For a vector, the query you care about is: “find the k vectors closest to this query vector” under a distance like cosine similarity or Euclidean distance. There is no single “sorted order” that aligns with “closest.” You could impose lexicographic order (first dimension, then second, etc.), but two vectors that are very similar in distance can have very different lexicographic positions—so the index cannot prune the search space the way a B-tree prunes for a range. So an index that relies on one-dimensional order cannot support efficient approximate nearest neighbor (ANN) search.

Even if you sort by the first dimension only, the “nearest” neighbor in full space might live in a different branch of the tree. B-trees excel when the query predicate aligns with the sort order; for nearest-neighbor in d dimensions, no single linear order captures proximity in all dimensions at once.

The curse of dimensionality

In high dimensions, volume grows exponentially. Most of the space is “in the corners”; points tend to be roughly the same distance from each other, and simple axis-aligned or one-dimensional splits don’t create tight, small regions. So even if you built a tree over vectors (e.g. by lexicographic order), the partitions wouldn’t correspond to “neighborhoods” in terms of similarity. That’s the curse of dimensionality: naive space partitioning fails.
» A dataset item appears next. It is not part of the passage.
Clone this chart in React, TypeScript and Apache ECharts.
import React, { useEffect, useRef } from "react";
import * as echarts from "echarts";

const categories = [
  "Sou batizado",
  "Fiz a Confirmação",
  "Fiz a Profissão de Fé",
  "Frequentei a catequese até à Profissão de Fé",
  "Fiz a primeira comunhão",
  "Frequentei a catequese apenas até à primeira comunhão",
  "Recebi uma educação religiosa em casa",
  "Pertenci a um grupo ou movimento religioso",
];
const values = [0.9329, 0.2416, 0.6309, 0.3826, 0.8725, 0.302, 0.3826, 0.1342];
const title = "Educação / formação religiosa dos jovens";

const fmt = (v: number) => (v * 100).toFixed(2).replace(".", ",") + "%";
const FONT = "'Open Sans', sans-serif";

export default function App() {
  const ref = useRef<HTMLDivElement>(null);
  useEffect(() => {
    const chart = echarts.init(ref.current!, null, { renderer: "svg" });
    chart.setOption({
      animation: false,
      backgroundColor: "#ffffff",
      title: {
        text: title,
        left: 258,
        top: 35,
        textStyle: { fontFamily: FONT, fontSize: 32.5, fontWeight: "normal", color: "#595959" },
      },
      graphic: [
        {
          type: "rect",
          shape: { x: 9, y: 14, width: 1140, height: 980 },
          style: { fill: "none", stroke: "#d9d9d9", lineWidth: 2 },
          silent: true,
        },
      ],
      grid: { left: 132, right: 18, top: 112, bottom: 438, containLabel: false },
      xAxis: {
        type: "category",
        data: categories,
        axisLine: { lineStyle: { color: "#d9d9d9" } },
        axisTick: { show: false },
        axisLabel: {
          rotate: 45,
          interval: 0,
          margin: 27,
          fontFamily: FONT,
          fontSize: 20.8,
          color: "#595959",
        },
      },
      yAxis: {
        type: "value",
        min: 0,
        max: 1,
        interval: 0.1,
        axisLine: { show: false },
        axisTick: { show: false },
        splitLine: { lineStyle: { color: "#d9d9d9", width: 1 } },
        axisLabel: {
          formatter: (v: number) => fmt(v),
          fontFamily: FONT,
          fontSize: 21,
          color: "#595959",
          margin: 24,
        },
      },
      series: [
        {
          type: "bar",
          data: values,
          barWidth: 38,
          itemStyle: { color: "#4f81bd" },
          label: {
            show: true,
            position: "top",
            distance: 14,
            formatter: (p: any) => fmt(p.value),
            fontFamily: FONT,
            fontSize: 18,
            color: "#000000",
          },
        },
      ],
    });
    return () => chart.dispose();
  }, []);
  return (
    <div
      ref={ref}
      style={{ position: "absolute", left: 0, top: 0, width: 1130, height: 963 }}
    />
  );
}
Vector databases avoid this by using indexes designed for similarity—graph-based (HNSW) or cluster-based (IVF)—that exploit geometry and distance, not scalar order. Those structures organize the space so that nearby vectors are discoverable in a small number of steps. That’s why you need a vector database or a dedicated vector index, not a B-tree, for vector search at scale.

Why not just scan?

For small datasets, brute-force scan (compute distance to every vector) is fine. For millions or billions of vectors, scan is too slow and doesn’t scale. ANN indexes trade a small loss in recall for large gains in latency and throughput. They’re built on the fact that “nearest” is a geometric notion in the latent space of embeddings, not a one-dimensional order. So the right tool is a vector DB with an ANN index, not a relational DB with a B-tree.
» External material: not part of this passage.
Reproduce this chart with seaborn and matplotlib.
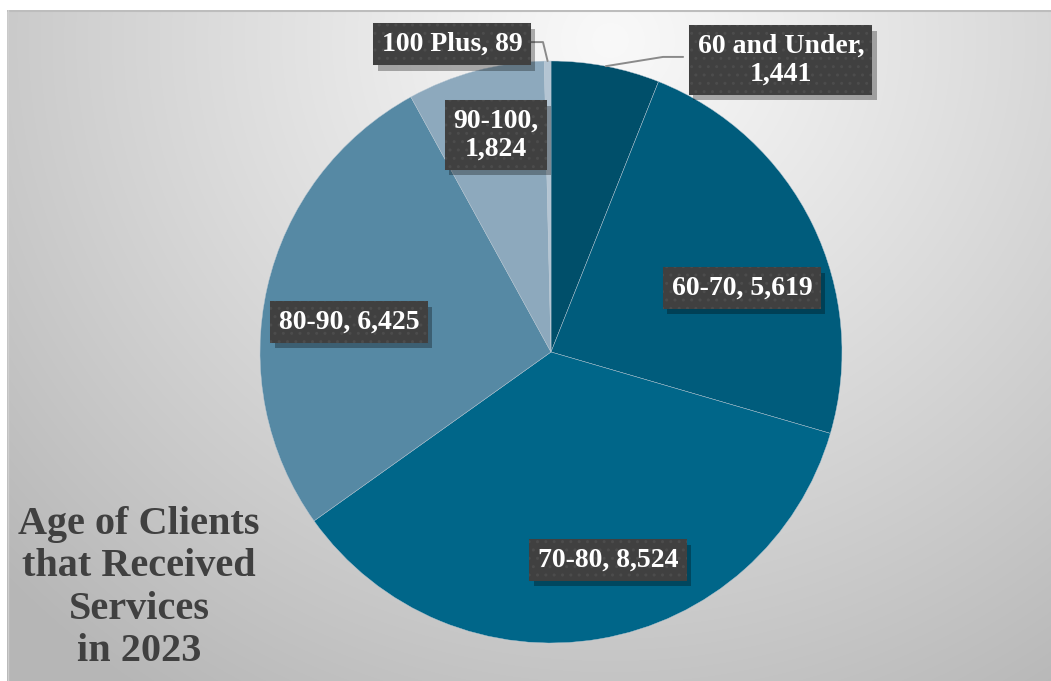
import numpy as np
import matplotlib
matplotlib.use("Agg")
import matplotlib.pyplot as plt
import matplotlib.patheffects as pe
import seaborn as sns

# ---- data ----
categories = ["60 and Under", "60-70", "70-80", "80-90", "90-100", "100 Plus"]
values = [1441, 5619, 8524, 6425, 1824, 89]
label_texts = ["60 and Under,\n1,441", "60-70, 5,619", "70-80, 8,524",
               "80-90, 6,425", "90-100,\n1,824", "100 Plus, 89"]
colors = ["#004F6A", "#005C7C", "#006689", "#5689A4", "#8DA9BD", "#B4C5D3"]
title_text = "Age of Clients\nthat Received\nServices\nin 2023"

# label positions (data units of the pie axes, radius = 1)
label_pos = [(0.79, 1.003), (0.656, 0.22), (0.196, -0.715),
             (-0.694, 0.103), (-0.189, 0.746), (-0.34, 1.058)]

sns.set_theme(style="white")
plt.rcParams['font.family'] = ['Liberation Serif', 'DejaVu Serif']

W, H = 1051, 681
fig = plt.figure(figsize=(W / 100, H / 100), dpi=100)
fig.patch.set_facecolor("white")

# ---- background gradient panel ----
bx0, by0 = 7, 10
bg = fig.add_axes([bx0 / W, 0, 1 - bx0 / W, (H - by0) / H])
yy, xx = np.mgrid[by0:H, bx0:W]
d = np.sqrt(((xx - 610) / 1.0) ** 2 + ((yy - 40) * 1.05) ** 2)
val = 249 - 50 * np.clip(d / 640, 0, 1.3) ** 1.1
img = np.clip(val, 0, 255) / 255.0
bg.imshow(np.dstack([img, img, img]), aspect="auto", extent=(0, 1, 0, 1),
          origin="upper", interpolation="bilinear")
bg.plot([0, 1], [0.999, 0.999], color="#bdbdbd", lw=1.5, transform=bg.transAxes)
bg.plot([0.0005, 0.0005], [0, 1], color="#cfcfcf", lw=1.0, transform=bg.transAxes)
bg.set_axis_off()

# ---- pie ----
cx, cy, R = 551, 352, 291
ax = fig.add_axes([(cx - R) / W, (H - cy - R) / H, 2 * R / W, 2 * R / H])
wedges, _ = ax.pie(values, colors=colors, startangle=90, counterclock=False,
                   radius=1, wedgeprops=dict(edgecolor="#b8c8d4", linewidth=0.3))
ax.set_xlim(-1, 1)
ax.set_ylim(-1, 1)
ax.set_aspect("auto")
ax.set_axis_off()

# leader lines for small slices
def edge_point(w):
    ang = np.deg2rad((w.theta1 + w.theta2) / 2)
    return np.cos(ang), np.sin(ang)

ex, ey = edge_point(wedges[5])
ax.plot([ex, -0.0275, -0.072], [ey, 1.065, 1.065], color="#8a8a8a", lw=1.4,
        clip_on=False, zorder=3)
ex, ey = edge_point(wedges[0])
ax.plot([ex, 0.385, 0.454], [ey, 1.014, 1.014], color="#8a8a8a", lw=1.4,
        clip_on=False, zorder=3)

plt.rcParams['hatch.linewidth'] = 1.0
for txt, (lx, ly) in zip(label_texts, label_pos):
    common = dict(ha="center", va="center", fontsize=20, fontweight="bold",
                  linespacing=1.15, clip_on=False)
    # shadow box
    s = ax.text(lx, ly, txt, color="none", zorder=4,
                bbox=dict(boxstyle="square,pad=0.3", fc="#404040", ec="none", lw=0),
                **common)
    s.get_bbox_patch().set_path_effects([
        pe.SimplePatchShadow(offset=(3, -4), shadow_rgbFace="black", alpha=0.3),
        pe.Normal()])
    # dotted box with text
    ax.text(lx, ly, txt, color="white", zorder=5,
            bbox=dict(boxstyle="square,pad=0.3", fc="#404040", ec="#4c4c4c",
                      hatch="..", lw=0.01), **common)

# ---- title ----
fig.text(139 / W, 1 - 588 / H, title_text, ha="center", va="center",
         fontsize=29, fontweight="bold", color="#404040", linespacing=1.2)

fig.savefig("out.png", dpi=100, facecolor=fig.get_facecolor())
Summary: B-trees and traditional SQL indexes are the wrong abstraction for “find similar vectors.” You need an index that respects distance or similarity in high-dimensional space—and that’s what vector databases and ANN indexes provide.

Frequently Asked Questions

Can I use a B-tree index on one dimension of my vector?

You could index a single dimension (e.g. the first component) for range filters on that dimension. That doesn’t solve “nearest neighbor in full space”—two vectors close in L2 or cosine can have very different first components. For full vector similarity you need a proper ANN index.

What about space-filling curves (e.g. Z-order) for vectors?

Space-filling curves map multi-dimensional points to one dimension while preserving some locality. They can help for low dimensions or specific workloads but generally don’t scale as well as graph or cluster-based ANN for high-dimensional embeddings. See comparing graph-based vs. cluster-based indexes.

Do any SQL databases support vector search?

Yes. Extensions like pgvector (PostgreSQL) add vector types and indexes (e.g. IVFFlat, HNSW). They’re useful for smaller scale or when you want vectors in the same DB as relational data. For very large scale or lowest latency, dedicated vector databases are optimized for this workload.

Why is “nearest” hard but “equal” easy in SQL?

“Equal” is a discrete predicate: you can hash or sort and do a direct lookup. “Nearest” is a continuous optimization over all points; without structure that reflects distance, you can’t prune. B-trees give structure for order, not for distance in high dimensions.